Figure 16: Global SHAP feature attribution for the Random Forest depth regressor, cross-checked against the GP/ARD lengthscales.
Classification generalisation
| Model | Margin IoU (in-scene) | Spatial IoU (Bentley) | Temporal IoU (Jan 2021) |
|---|---|---|---|
| Random Forest | 0.980 | 0.994 | 0.974 |
| Support Vector Machine | 0.963 | 0.981 | 0.952 |
| Patch-based 2D CNN | 0.547 | 0.679 | 0.421 |
Random Forest generalised most consistently across all three evaluation axes, consistent with learning something close to the underlying SAR threshold rule rather than scene-specific texture. The CNN generalised worst and notably dropped further on the temporal test than the spatial one, suggesting some reliance on acquisition-specific SAR texture rather than a fully transferable flood signal.
Depth regression
| Feature configuration | RMSE (m) | R² |
|---|---|---|
| SAR + terrain | 0.141 | 0.173 |
| Optical only | 0.165 | 0.112 |
| Combined (SAR + terrain + optical) | 0.136 | 0.186 |
Combining SAR/terrain and optical features gave the best held-out performance.

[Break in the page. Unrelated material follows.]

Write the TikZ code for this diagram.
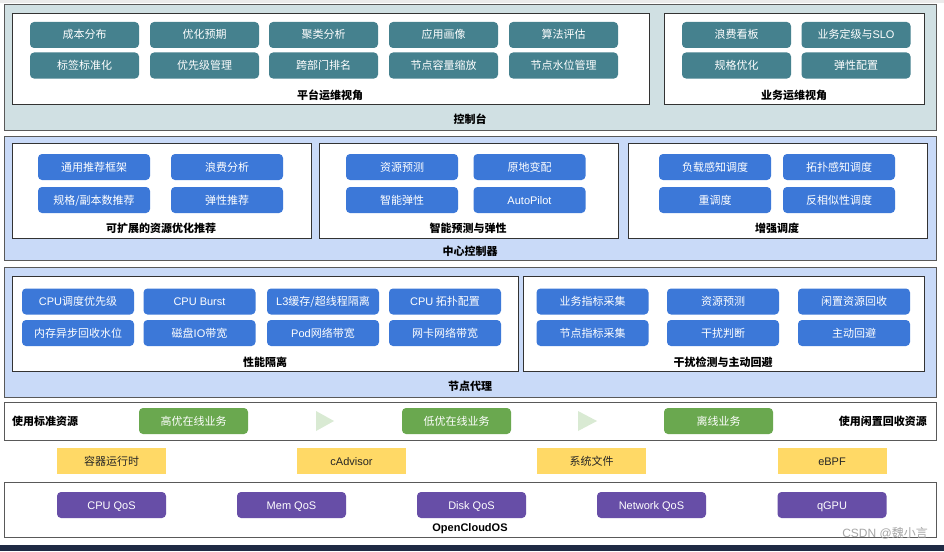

This provided a slight improvement over either feature set alone, but this improvement was limited by how flat the floodplain is relative to the resolution of the depth proxy.
Explainability
ARD lengthscales and SHAP partially agree on which features matter (elevation and water-colour indices both feature prominently) but disagree on the specific ranking, illustrating that two reasonable XAI methods applied to related models don't always produce the same pattern of results.
- A Google account with Earth Engine access enabled (required for Notebook 1's data acquisition).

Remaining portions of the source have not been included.